Ich finde das eigentlich gar nicht interessant. ;) Sondern ziemlich natürlich. Wer wollte sich selbst für böse halten? Das hat mich schon als Kind beim Gucken von "Kim Possible" gestört, dass der Böse unbedingt böse sein wollte. Und ich war immer so: Warum denn eigentlich?

Die unendliche Geschichte habe ich nicht gelesen - ich mag Geschichten mit Ende lieber.

Meine Fresse, ich habe es ja woanders schon geschrieben: MEINE FRESSE! Ich habe das dicke Buch extra von Braunschweig nach Hamburg geschleppt, um diese Bildungslücke zu füllen. Es geht um die Macht der Fantasie, und was der/die Leser/in für eine Rolle in diesem ganzen Geschehen einnimmt. Als Leser/in und Schreiber/in ist es echt erleuchtend, sich damit auseinanderzusetzen. Es geht um "Tu, was Du willst" und was das bedeutet. Mehr dazu morgen.

Wahnsinnige Grüße,
Maria

Edit: Liebes @Nichtgeburtstagskind

Ich habe mal eine Interpretation von Halbes Herz rangeschafft (siehe Beitrag hier drüber). Vielleicht interessiert Dich das ja. ;)

Lieber Niklas,

Tatsächlich habe ich Gelber Papierdrachen als Antwort geschrieben, weil ich die Sehnsucht als Essenz von Alenas Leiden vermisst habe.

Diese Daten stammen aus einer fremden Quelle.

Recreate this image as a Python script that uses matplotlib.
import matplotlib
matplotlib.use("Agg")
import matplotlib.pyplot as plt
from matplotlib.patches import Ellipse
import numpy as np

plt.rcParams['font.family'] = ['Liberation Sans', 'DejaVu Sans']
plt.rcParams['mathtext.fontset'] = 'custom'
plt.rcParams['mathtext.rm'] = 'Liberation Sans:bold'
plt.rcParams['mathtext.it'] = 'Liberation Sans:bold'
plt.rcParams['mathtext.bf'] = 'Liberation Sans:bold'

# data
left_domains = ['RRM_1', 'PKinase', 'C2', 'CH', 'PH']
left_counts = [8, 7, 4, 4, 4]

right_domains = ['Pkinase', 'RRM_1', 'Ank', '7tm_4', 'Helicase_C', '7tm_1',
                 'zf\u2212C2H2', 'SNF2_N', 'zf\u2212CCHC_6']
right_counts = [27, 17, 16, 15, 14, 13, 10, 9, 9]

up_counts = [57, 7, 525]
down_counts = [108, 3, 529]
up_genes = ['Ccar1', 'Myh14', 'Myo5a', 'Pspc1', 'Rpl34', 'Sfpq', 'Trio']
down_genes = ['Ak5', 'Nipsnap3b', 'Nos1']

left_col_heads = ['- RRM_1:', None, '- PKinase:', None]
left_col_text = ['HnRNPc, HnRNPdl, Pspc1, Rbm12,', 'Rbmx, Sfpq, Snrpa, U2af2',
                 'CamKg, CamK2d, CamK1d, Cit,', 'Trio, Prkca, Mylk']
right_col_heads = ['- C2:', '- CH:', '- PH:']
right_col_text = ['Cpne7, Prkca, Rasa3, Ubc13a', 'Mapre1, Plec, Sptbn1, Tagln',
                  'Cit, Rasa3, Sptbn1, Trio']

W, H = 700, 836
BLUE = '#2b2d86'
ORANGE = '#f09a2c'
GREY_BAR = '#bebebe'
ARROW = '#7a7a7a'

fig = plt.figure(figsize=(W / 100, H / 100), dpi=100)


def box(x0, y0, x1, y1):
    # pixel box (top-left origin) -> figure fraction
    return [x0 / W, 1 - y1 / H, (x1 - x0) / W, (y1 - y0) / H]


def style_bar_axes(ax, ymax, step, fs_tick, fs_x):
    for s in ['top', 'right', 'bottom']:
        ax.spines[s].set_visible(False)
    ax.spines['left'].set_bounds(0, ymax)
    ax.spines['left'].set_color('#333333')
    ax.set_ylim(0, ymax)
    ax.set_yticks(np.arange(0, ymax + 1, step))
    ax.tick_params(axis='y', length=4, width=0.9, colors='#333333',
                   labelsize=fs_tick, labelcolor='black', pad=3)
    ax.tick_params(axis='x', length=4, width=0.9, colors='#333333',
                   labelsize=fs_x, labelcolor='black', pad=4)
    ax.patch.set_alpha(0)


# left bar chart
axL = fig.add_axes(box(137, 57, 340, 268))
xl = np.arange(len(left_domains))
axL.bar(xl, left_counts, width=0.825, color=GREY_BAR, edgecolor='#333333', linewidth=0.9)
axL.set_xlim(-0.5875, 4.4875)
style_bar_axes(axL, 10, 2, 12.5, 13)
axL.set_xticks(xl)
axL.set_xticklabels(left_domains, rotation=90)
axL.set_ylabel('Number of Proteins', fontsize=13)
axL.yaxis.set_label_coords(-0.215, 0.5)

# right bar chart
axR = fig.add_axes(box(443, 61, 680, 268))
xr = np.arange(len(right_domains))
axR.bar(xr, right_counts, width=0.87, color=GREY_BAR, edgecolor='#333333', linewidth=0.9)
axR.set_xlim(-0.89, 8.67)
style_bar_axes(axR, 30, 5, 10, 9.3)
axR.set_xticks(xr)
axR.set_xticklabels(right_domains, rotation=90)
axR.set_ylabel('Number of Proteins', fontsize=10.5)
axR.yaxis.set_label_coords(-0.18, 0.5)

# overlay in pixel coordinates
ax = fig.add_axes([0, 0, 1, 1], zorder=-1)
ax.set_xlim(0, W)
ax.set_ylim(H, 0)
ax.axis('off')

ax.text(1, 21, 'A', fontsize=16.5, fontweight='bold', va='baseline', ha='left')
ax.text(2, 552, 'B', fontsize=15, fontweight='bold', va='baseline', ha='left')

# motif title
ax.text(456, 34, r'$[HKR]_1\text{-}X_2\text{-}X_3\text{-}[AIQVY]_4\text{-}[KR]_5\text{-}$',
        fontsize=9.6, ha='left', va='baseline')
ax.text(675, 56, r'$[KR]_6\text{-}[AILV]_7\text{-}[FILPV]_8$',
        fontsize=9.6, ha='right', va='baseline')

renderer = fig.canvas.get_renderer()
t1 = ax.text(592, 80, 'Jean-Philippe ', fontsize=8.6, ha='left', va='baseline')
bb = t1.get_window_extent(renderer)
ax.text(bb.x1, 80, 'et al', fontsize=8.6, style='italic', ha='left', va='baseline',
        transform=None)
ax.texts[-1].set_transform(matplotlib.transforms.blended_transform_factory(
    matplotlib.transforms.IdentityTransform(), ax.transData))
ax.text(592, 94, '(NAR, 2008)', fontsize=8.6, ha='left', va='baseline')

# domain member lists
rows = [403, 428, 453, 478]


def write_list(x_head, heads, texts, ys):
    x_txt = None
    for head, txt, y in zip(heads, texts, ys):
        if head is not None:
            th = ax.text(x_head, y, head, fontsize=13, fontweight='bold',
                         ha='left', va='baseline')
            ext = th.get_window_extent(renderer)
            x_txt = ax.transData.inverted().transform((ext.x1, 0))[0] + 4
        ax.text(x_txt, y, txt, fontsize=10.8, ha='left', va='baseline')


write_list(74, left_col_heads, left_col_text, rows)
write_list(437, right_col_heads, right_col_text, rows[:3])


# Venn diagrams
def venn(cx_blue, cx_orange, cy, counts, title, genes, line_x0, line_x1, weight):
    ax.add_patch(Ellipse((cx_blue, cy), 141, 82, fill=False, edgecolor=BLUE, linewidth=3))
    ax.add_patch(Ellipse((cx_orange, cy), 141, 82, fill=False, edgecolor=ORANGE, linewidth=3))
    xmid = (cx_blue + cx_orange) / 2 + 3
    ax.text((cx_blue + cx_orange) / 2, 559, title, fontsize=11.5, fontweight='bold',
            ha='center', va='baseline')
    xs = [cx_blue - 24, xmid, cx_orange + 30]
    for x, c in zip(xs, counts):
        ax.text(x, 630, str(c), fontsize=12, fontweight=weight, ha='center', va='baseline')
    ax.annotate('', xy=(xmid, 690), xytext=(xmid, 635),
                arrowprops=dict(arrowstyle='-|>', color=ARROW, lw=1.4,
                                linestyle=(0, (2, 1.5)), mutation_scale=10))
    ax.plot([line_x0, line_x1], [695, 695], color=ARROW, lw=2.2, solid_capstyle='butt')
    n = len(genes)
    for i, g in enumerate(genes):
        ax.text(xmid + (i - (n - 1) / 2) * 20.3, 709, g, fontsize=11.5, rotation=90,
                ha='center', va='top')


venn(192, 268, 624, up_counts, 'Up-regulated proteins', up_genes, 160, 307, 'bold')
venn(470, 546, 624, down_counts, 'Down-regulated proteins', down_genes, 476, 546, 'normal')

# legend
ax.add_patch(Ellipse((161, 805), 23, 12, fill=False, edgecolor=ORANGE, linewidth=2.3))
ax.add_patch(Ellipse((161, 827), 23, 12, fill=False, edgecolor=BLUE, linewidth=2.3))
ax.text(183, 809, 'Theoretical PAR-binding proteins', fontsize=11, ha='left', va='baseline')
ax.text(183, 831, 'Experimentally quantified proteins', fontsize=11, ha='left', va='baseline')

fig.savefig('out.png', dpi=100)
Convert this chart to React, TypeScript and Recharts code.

Aber da das nur meine Sicht der Sache war, habe ich das eben so umgesetzt, wie es mir gefällt. Und tatsächlich ist Huang ja mehr der Drache, und Lena ist ... wuah ... Alena. :D

 

:D

Sehr cool. Vielen Dank @TeddyMaria für den Verweis zu meiner Geschichte. Es freut mich immer wieder, dass sie der Auslöser für deine Geschichte war.

Und danke für deine Sichtweise auf meine Geschichte @N. Ostrich und die Verknüpfung mit Marias. Sehr interessant. :)

 

Liebes @Nichtgeburtstagskind

Tja, inzwischen weiß ich auch, was das für ein nettes Gefühl ist, wenn man eine andere Person inspirieren konnte. Und habe ich mich für die Inspiration eigentlich schon bedankt? Danke!

Lieber @N. Ostrich

Wir haben ja gestern über Unendlichkeit gesprochen, und da war ich ein wenig überrumpelt. Jetzt aber habe ich eine Idee, wie ich den Eindruck, dass die Geschichte sich ewig wiederholt (was nicht meine Intention war) abfedern kann. Steht auf der To-do-Liste.

Leider habe ich meinen Haustürschlüssel im Haus vergessen und muss jetzt noch eine Weile draußen rumlaufen. Hoffe aber, dass ich heute Abend wieder zum Schreiben komme. Dass ich nicht tausend leere Versprechungen abgeben muss.